** EXERCISE BRIEF **
Without any pictures, restate the lines from the one containing "Give me the Chart.js source for this chart." to the one containing "const yTickValues = [0, 20, 40, 60, 80, 100];", word for word, ends included.

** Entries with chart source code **
═══

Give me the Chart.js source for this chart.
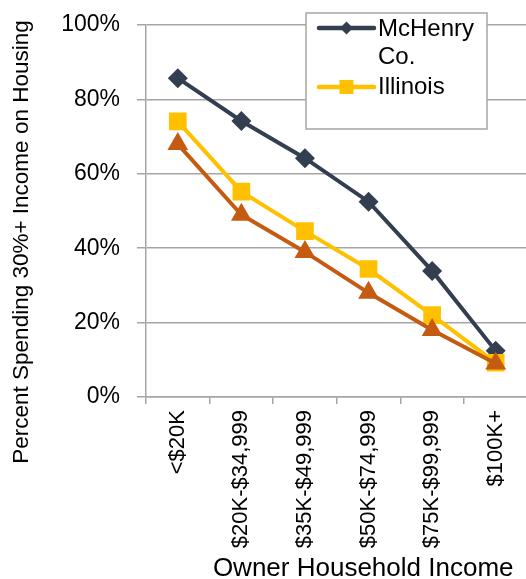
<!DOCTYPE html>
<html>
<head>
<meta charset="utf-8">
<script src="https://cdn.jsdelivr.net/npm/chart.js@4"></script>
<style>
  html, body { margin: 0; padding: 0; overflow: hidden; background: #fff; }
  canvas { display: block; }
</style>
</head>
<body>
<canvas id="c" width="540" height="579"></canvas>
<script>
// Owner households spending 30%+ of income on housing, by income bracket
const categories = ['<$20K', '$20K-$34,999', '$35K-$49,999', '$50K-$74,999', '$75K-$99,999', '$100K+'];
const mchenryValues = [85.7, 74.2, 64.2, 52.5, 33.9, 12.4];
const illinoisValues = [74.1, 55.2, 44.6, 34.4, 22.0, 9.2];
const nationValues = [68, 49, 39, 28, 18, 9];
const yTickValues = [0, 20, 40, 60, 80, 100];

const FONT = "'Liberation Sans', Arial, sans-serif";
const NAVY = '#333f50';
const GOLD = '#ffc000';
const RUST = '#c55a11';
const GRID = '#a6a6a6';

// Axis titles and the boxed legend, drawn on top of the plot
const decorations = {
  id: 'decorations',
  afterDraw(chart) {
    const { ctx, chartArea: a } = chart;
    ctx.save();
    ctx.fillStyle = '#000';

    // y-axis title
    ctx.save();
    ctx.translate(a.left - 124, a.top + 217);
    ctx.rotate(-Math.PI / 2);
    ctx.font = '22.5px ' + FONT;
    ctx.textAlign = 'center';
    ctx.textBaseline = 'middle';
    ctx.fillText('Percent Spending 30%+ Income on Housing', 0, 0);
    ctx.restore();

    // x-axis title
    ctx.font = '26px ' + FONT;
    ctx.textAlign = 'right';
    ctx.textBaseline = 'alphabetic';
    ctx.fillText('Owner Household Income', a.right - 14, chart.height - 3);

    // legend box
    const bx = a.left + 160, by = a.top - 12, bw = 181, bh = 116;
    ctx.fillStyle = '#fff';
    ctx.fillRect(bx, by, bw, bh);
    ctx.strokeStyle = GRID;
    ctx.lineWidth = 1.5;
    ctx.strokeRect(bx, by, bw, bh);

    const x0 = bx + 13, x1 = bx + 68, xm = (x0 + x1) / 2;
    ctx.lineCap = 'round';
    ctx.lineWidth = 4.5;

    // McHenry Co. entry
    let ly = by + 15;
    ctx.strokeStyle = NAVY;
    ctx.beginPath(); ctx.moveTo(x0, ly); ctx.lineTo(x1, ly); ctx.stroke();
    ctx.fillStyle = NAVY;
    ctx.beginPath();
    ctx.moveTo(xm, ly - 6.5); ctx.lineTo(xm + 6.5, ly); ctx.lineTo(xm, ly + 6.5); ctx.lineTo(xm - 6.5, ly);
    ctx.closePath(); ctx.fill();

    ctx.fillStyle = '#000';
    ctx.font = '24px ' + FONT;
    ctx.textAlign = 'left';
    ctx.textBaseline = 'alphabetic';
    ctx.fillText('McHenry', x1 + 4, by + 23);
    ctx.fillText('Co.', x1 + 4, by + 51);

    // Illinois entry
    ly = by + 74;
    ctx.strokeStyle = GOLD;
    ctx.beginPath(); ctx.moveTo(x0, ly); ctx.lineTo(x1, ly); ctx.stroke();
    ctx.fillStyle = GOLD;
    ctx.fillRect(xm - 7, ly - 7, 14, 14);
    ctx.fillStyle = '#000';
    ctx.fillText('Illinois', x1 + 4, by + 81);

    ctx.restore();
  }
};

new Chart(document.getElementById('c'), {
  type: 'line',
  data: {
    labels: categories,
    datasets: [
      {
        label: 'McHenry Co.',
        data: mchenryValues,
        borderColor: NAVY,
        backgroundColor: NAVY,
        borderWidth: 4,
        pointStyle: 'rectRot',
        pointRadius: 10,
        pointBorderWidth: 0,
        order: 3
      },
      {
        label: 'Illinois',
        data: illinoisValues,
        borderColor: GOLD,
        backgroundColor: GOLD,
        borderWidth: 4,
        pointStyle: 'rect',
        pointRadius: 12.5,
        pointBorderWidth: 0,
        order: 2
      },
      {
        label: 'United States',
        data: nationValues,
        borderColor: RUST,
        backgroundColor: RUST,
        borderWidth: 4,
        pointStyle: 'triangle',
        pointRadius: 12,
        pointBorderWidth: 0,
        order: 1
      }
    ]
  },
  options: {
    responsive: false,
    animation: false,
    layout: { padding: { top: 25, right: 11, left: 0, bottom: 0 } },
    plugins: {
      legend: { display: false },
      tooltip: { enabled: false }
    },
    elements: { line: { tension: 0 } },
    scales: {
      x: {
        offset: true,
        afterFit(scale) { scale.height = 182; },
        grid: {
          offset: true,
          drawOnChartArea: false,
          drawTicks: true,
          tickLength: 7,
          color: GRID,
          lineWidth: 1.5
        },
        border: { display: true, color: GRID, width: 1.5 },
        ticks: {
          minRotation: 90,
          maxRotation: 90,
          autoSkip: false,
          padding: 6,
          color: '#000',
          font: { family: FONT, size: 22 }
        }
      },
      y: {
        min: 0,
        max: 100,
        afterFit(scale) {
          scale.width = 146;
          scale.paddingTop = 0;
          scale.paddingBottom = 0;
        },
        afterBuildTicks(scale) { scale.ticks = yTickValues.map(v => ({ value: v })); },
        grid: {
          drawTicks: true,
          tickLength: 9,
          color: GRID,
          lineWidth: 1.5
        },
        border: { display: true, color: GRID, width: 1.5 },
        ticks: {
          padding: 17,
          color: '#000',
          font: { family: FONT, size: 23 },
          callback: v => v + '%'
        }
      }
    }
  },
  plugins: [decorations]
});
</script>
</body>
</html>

═══

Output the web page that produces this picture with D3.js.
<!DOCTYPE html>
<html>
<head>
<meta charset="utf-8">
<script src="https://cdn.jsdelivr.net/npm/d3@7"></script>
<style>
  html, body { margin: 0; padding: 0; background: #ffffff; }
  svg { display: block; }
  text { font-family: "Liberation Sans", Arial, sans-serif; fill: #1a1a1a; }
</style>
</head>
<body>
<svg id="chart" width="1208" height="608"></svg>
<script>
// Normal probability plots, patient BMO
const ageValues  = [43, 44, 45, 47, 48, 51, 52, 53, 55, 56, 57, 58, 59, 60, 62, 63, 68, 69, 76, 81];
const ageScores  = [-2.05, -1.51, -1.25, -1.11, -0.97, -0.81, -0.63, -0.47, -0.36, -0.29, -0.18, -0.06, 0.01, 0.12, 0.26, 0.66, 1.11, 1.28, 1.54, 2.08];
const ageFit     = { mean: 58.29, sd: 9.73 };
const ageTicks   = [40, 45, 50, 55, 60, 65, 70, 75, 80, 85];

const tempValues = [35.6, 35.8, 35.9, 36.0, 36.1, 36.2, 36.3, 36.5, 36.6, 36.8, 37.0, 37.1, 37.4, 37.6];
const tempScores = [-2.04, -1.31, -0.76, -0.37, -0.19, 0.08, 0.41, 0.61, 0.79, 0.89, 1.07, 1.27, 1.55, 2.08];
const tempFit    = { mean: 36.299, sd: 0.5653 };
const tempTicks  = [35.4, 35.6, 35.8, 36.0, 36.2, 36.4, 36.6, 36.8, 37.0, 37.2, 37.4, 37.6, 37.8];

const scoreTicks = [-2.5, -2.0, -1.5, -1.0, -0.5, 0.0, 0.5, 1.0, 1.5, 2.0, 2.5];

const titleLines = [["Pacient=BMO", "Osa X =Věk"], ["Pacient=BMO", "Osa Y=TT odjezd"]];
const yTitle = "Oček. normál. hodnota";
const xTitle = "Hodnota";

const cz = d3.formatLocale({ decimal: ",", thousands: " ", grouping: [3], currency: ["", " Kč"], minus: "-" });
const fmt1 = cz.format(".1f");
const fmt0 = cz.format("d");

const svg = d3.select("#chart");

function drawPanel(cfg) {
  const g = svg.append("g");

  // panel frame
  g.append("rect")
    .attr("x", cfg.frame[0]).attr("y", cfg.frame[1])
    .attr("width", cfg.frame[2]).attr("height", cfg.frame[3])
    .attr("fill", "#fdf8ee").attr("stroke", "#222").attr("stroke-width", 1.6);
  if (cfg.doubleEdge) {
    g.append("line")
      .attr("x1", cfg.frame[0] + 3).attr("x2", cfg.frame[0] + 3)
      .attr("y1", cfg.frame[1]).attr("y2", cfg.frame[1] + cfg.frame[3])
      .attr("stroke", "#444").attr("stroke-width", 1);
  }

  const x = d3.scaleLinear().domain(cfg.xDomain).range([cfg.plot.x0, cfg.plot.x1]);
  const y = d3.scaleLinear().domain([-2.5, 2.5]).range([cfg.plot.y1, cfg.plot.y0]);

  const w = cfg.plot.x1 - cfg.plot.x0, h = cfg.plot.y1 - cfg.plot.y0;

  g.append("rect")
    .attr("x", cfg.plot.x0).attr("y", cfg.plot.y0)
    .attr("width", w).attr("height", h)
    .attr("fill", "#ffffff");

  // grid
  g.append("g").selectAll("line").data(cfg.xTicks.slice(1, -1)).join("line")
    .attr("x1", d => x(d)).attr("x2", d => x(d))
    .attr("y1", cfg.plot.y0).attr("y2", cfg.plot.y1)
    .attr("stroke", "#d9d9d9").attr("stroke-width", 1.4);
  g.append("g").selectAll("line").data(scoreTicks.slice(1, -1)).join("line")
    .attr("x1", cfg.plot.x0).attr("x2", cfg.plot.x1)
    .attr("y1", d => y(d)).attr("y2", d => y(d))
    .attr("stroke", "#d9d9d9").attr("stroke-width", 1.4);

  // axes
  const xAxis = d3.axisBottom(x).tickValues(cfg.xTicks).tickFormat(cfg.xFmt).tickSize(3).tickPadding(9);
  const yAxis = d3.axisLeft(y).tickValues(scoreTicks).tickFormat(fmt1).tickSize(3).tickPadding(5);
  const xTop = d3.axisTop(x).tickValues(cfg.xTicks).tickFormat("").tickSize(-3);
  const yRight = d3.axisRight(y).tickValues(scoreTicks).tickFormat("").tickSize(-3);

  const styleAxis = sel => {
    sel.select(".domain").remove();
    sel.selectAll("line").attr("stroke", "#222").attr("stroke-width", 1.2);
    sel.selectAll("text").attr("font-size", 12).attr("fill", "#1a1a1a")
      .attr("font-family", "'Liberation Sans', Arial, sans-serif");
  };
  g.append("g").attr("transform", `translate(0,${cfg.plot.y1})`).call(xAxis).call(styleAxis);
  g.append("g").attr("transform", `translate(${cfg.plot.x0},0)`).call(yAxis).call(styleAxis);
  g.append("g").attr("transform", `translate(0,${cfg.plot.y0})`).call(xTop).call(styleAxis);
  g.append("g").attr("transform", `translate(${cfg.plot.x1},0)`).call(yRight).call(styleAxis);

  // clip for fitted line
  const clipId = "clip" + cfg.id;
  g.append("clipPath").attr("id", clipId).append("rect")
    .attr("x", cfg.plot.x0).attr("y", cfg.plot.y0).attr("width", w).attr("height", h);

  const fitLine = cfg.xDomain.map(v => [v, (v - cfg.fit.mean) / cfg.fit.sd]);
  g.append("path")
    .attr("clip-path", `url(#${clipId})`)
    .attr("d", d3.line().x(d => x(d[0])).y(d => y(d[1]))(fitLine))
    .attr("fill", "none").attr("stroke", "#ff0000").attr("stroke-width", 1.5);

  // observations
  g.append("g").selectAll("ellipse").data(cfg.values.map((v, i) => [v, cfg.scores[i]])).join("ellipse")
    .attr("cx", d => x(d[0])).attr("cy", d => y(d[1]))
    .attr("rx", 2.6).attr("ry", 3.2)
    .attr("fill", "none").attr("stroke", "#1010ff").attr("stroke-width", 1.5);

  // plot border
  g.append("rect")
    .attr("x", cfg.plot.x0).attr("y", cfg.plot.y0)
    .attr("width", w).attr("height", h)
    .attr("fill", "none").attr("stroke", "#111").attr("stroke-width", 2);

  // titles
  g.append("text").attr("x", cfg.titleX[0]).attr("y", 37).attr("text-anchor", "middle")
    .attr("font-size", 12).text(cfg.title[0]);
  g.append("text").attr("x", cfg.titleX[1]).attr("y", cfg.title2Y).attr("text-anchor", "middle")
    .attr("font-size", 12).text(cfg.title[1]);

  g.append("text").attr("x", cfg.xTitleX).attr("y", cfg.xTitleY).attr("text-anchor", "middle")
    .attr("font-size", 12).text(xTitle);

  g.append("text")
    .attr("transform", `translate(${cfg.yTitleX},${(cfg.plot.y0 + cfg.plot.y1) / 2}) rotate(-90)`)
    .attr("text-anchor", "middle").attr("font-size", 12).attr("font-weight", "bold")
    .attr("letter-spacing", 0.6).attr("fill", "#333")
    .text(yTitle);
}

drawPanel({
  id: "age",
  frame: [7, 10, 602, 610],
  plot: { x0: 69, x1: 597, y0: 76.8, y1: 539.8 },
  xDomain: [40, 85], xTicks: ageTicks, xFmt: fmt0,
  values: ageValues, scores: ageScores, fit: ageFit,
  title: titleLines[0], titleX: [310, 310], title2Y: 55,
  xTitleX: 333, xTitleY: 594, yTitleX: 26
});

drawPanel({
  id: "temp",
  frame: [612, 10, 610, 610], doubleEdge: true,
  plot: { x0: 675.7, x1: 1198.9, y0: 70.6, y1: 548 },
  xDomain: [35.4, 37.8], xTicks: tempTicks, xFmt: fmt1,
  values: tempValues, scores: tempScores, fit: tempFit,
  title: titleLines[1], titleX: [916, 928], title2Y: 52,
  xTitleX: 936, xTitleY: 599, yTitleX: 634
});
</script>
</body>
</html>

═══

** ANSWER TO THE TASK **
Give me the Chart.js source for this chart.
<!DOCTYPE html>
<html>
<head>
<meta charset="utf-8">
<script src="https://cdn.jsdelivr.net/npm/chart.js@4"></script>
<style>
  html, body { margin: 0; padding: 0; overflow: hidden; background: #fff; }
  canvas { display: block; }
</style>
</head>
<body>
<canvas id="c" width="540" height="579"></canvas>
<script>
// Owner households spending 30%+ of income on housing, by income bracket
const categories = ['<$20K', '$20K-$34,999', '$35K-$49,999', '$50K-$74,999', '$75K-$99,999', '$100K+'];
const mchenryValues = [85.7, 74.2, 64.2, 52.5, 33.9, 12.4];
const illinoisValues = [74.1, 55.2, 44.6, 34.4, 22.0, 9.2];
const nationValues = [68, 49, 39, 28, 18, 9];
const yTickValues = [0, 20, 40, 60, 80, 100];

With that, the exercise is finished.